Two old men sat in the dark on a bench outside Dunston elementary school in North Charleston, South Carolina, waiting for a long day to start that would be quieter than they deserved.
Few were expecting strong turnout for the Democratic primary in South Carolina on Saturday. In pre-election polls, Biden had more than 90% support. The nomination race has no drama. But people still have to vote. And the temperamental apparatus of elections has to prepare for that vote, even when it’s not cast.
“We’ve got some people that come down here and really don’t know what they’re doing, and I try to help them,” said Virgil Middleton, 74, a retired truck driver and marine veteran of the Vietnam war. He fought for democracy, he said, “so that everybody can have a fair chance in the United States”.
Six poll workers trundled into the school gym at 6am, one of 2,351 precincts across the state, to snip the zip ties – marked with serial numbers – on the ballot box and fiddle with the polling terminals.

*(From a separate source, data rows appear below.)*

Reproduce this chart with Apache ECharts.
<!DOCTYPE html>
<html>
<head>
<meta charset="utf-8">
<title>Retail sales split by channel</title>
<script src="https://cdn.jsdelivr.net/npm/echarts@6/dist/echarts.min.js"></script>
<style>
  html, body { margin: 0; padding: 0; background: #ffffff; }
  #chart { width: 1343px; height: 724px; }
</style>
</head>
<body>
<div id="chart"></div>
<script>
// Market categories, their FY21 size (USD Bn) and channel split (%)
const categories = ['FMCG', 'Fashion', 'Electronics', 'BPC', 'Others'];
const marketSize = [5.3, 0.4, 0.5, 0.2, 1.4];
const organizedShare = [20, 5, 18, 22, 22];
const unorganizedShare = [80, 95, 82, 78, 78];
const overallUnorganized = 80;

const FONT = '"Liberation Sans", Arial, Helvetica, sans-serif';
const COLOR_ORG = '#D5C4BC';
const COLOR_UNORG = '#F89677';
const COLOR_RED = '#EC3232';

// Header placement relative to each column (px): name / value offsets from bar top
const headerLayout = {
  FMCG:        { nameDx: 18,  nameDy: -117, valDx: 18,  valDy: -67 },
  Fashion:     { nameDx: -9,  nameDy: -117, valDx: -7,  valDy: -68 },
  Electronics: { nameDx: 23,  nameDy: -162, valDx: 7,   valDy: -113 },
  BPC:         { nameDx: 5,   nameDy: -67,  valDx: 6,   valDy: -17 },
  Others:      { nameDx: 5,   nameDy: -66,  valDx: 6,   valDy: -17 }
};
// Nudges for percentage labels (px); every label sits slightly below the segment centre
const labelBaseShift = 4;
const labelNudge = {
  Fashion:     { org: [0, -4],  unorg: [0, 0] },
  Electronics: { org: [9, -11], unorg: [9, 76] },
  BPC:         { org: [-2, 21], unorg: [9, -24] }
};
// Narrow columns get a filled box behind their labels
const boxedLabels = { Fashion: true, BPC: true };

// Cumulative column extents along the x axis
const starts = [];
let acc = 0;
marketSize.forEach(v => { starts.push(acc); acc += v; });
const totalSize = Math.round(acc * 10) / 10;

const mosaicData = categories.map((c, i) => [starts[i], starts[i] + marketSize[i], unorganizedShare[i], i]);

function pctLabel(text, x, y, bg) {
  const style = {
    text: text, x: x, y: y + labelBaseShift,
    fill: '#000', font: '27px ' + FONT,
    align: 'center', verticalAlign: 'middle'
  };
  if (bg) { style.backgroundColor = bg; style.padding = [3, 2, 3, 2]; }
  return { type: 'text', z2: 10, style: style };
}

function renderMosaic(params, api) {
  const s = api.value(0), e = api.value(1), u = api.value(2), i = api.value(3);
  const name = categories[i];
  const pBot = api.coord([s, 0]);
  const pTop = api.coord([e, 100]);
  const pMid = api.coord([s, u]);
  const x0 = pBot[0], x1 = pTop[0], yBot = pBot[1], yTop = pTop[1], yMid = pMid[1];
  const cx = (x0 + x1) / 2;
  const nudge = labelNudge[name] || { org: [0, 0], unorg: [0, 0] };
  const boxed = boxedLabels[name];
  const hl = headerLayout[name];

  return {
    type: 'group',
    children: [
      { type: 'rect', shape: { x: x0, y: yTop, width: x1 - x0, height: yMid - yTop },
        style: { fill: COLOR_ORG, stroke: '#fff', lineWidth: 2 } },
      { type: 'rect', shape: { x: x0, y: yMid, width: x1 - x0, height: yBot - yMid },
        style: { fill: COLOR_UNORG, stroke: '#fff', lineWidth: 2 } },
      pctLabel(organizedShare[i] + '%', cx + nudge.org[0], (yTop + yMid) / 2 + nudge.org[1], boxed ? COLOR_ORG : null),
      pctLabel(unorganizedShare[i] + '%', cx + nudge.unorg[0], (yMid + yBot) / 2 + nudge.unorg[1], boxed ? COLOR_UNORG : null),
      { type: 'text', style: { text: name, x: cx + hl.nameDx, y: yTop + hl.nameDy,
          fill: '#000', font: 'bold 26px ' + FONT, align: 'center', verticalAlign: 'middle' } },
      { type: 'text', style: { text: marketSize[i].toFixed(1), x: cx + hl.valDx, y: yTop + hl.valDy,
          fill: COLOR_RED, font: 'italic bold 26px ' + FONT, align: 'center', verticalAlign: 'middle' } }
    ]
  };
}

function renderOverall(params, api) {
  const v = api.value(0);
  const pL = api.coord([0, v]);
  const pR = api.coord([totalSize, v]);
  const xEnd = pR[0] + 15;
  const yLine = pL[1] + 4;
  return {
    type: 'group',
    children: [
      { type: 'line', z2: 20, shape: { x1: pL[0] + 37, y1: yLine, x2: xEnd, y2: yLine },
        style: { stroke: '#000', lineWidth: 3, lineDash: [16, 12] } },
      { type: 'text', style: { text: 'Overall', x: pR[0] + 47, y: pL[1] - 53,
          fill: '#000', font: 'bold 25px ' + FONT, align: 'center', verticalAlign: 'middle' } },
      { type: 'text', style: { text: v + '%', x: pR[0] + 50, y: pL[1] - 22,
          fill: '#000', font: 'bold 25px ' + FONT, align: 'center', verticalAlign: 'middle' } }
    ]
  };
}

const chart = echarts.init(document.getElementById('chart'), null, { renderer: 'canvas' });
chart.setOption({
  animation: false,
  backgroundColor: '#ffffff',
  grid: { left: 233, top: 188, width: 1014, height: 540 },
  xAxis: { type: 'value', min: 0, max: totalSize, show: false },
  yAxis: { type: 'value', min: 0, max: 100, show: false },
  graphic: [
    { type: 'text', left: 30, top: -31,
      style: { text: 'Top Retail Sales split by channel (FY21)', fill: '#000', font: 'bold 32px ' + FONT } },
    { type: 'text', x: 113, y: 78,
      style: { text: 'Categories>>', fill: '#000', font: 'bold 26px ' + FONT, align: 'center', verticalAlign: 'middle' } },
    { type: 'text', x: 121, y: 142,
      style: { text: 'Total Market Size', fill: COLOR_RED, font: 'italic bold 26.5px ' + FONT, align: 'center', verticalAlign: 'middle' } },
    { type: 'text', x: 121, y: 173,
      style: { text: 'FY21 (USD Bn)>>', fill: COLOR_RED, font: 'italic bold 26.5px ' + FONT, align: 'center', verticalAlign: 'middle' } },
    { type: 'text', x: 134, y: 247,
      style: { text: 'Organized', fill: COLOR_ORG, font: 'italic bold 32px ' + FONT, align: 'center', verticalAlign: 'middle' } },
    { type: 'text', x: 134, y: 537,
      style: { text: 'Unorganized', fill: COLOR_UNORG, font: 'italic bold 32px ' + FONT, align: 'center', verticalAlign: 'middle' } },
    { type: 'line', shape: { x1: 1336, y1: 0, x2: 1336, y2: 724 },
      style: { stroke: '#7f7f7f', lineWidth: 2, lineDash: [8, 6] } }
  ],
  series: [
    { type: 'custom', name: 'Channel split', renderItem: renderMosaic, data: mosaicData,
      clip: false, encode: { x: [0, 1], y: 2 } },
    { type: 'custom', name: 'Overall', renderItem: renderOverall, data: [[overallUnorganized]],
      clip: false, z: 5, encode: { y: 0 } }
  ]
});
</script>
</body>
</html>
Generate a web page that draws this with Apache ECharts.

They solemnly swore “to preserve, protect and defend the constitution of this state and of the United States”.
Up before sunrise, all would return home after dark. Take-home pay for a poll worker is about $167 for the day, said Robert Samuel Jackson, a 74-year-old retiree in North Charleston. It’s soldierly work. Four are military veterans. None are younger than 60.
And all have known each other – and known Annette Green, the precinct clerk – for years.
Green didn’t have much time to talk on Saturday morning, at least not until it became clear that there would be no rush of solemn voters waiting their turn. The process of uncorking a polling location requires meticulous work to stave off accusations of tampering or fraud. Every seal broken on a machine has to be accounted for. Every person who touches a machine has to be accounted for. Every ballot has to be accounted for.
A few minutes before the polls opened, Green took a stack of blank ballots out of a sealed box and began counting them by hand, carefully moistening her fingers to separate each paper from the next.
“We have to be here six hours before the polls open,” she said. It takes time to pack up when the polls close at 7pm, then to haul the materials back to the election office. “Then you go and get in line. You have your communication pack, your yellow bag, your black bin, your blue bin with your ballots, and then you get in line and you wait to be checked in.
“They verify that you have brought back all your zero tapes, your keys, your communication pack, your thumb drive which has all the information. They make sure that you have checked in all your cohorts. And then after about an hour, you get to go home.”
Green turned the ballots over in her hand after counting them – and counted them again. She’s been doing this for 15 years. Her daughters worked with her at the polls for years, too. One is a lawyer now. The other is in law school.
At 8.07am, a bit more than an hour into the voting day, Dunston elementary had yet to see its first voter.
“This has never happened before,” Green said. “But this is the first time we’ve been working on Saturday.”
Perhaps early voting had cut into things, she suggested.
To Green, democracy means freedom.
“We have to fight for democracy,” she said.
“I find that to be important for young kids to learn. Democracy was not ours. We had to earn it, and we’re earning it when we teach our young children – like my daughter’s coming out here to work the election poll – it taught them how important it was for them to keep encouraging each other to get out and vote.”
Green checked the first voter in at 8.21am. It was a Biden voter – as expected.
“I was trying to figure out what time they were going to open,” Villa Middlesex, 72, said after voting.
Fifty people had cast a ballot at Dunston elementary by 5 pm. The precinct has 1,754 registered voters assigned to it.